» **Source material**:
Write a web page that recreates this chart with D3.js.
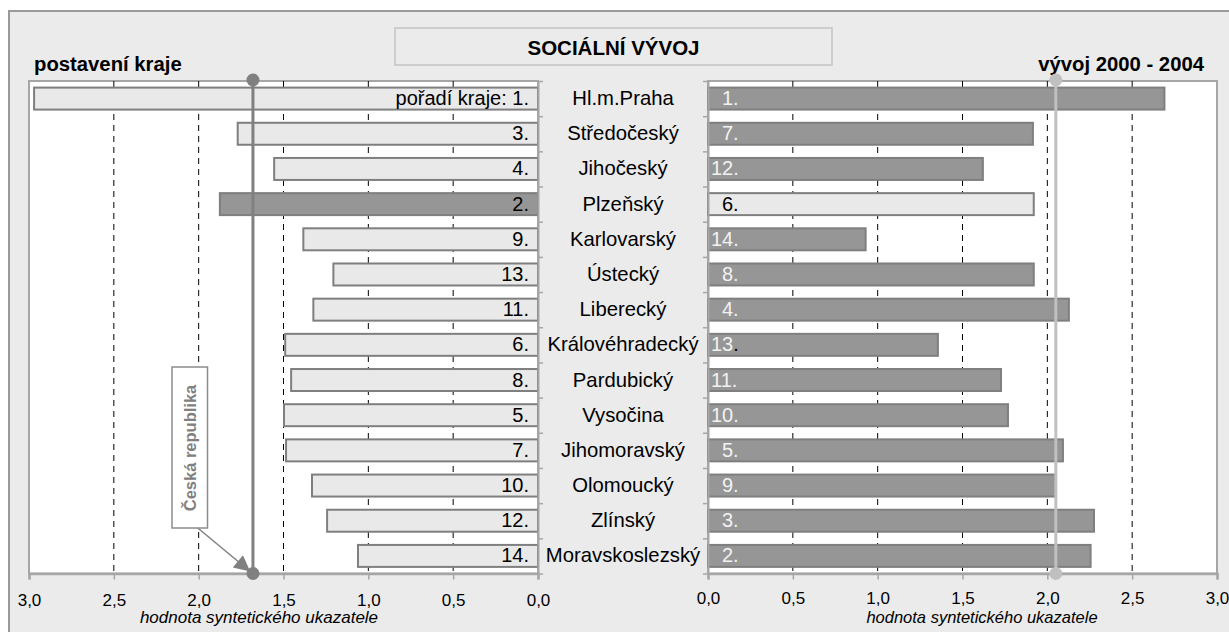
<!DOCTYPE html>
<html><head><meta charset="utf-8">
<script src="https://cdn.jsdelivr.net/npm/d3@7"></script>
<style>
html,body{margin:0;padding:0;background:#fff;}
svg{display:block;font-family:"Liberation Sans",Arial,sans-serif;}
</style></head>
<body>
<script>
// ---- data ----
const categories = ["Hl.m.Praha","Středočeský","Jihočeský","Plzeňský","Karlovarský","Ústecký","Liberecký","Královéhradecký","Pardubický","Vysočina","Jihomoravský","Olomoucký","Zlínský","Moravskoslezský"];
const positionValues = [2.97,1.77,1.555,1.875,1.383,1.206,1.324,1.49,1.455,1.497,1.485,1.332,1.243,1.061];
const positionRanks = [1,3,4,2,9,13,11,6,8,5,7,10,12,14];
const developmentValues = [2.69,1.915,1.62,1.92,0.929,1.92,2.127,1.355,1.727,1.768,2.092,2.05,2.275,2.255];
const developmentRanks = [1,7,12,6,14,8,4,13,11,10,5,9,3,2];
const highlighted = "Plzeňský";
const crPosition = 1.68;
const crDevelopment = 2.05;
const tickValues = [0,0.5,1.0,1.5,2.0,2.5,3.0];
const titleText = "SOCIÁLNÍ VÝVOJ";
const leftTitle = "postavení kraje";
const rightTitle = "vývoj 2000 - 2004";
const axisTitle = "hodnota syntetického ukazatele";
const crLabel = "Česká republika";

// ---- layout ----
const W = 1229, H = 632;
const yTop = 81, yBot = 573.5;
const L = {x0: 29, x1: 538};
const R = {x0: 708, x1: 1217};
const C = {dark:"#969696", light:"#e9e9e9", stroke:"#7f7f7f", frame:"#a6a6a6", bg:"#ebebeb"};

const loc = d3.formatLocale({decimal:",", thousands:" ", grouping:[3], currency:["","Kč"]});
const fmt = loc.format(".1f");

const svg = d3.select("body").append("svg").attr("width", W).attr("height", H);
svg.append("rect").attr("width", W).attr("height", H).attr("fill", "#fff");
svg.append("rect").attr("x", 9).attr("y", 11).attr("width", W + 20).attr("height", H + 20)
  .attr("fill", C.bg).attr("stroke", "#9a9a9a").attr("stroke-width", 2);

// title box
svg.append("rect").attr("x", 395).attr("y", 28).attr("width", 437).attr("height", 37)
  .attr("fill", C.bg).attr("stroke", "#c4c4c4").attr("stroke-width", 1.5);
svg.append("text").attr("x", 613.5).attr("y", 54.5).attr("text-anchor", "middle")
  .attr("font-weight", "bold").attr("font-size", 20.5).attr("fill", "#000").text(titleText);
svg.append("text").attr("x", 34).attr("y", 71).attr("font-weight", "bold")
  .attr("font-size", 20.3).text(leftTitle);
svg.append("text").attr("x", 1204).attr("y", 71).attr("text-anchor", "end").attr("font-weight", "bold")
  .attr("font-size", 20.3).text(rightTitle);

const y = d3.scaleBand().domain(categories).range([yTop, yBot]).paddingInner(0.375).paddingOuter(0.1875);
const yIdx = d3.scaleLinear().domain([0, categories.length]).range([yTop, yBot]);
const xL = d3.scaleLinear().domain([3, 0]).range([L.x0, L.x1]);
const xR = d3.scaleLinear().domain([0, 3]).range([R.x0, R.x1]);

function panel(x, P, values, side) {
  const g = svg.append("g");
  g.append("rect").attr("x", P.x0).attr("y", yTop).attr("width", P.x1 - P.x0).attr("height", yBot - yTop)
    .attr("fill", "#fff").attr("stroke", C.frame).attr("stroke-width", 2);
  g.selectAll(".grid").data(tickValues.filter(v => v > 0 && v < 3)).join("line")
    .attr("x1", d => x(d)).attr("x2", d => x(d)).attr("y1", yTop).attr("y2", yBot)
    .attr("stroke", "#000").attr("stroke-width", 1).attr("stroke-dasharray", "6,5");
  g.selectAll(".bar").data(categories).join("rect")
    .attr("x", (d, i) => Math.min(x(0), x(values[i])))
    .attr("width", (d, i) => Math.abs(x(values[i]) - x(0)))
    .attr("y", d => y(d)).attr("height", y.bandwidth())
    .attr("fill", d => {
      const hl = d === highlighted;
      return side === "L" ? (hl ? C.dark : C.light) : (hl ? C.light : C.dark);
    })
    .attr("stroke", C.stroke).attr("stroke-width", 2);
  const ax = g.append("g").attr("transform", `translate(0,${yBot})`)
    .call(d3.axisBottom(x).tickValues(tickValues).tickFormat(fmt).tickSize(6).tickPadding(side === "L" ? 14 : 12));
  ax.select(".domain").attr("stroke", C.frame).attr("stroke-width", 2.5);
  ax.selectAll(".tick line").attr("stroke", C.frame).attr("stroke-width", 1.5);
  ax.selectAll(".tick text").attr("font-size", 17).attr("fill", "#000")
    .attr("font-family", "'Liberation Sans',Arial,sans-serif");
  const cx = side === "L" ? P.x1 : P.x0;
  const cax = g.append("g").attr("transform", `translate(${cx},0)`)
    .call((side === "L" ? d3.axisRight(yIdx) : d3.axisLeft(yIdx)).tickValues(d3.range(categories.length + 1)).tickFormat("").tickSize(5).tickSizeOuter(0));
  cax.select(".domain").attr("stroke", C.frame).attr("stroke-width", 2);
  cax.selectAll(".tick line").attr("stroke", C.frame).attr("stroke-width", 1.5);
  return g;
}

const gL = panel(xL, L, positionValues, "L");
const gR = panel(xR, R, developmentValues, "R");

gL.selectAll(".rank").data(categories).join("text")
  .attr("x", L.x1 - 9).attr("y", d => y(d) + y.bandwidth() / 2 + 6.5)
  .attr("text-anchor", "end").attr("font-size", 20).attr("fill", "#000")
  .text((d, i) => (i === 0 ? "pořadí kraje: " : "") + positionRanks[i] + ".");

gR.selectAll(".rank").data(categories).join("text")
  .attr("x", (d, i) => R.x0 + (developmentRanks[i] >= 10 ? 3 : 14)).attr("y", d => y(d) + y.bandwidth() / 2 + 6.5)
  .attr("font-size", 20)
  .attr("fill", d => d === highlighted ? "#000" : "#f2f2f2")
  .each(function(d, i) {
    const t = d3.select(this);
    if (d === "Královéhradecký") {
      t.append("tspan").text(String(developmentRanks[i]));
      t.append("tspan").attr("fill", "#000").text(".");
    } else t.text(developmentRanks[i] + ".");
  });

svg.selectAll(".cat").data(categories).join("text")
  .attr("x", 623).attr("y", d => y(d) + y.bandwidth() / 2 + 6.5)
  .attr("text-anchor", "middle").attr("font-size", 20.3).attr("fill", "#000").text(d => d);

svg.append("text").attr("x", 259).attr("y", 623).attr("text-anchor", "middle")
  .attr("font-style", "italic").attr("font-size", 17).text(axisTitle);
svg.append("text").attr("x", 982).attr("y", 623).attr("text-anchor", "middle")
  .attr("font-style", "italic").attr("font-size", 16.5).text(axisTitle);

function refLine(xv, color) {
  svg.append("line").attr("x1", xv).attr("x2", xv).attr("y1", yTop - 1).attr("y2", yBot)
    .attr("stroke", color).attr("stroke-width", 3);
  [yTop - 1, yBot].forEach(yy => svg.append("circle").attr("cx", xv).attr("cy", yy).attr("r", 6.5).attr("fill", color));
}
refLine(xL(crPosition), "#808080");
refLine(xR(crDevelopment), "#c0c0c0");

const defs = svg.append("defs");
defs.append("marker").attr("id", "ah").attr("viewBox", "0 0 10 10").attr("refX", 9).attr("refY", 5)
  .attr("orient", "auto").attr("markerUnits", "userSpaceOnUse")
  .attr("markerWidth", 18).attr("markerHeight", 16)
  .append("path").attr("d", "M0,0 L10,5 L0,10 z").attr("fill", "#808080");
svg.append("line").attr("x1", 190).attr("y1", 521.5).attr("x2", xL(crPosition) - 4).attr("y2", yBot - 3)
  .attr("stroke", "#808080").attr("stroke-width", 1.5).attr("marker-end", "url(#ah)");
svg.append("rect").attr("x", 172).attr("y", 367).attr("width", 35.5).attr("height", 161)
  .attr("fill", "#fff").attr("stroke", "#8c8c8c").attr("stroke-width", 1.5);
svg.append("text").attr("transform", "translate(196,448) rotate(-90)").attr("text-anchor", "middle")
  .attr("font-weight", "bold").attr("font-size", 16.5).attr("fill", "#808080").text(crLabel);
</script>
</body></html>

» **Instructions for the task**:
Reply with only the number of lines in the material above where the string "this" appears.

» **Task response**:
2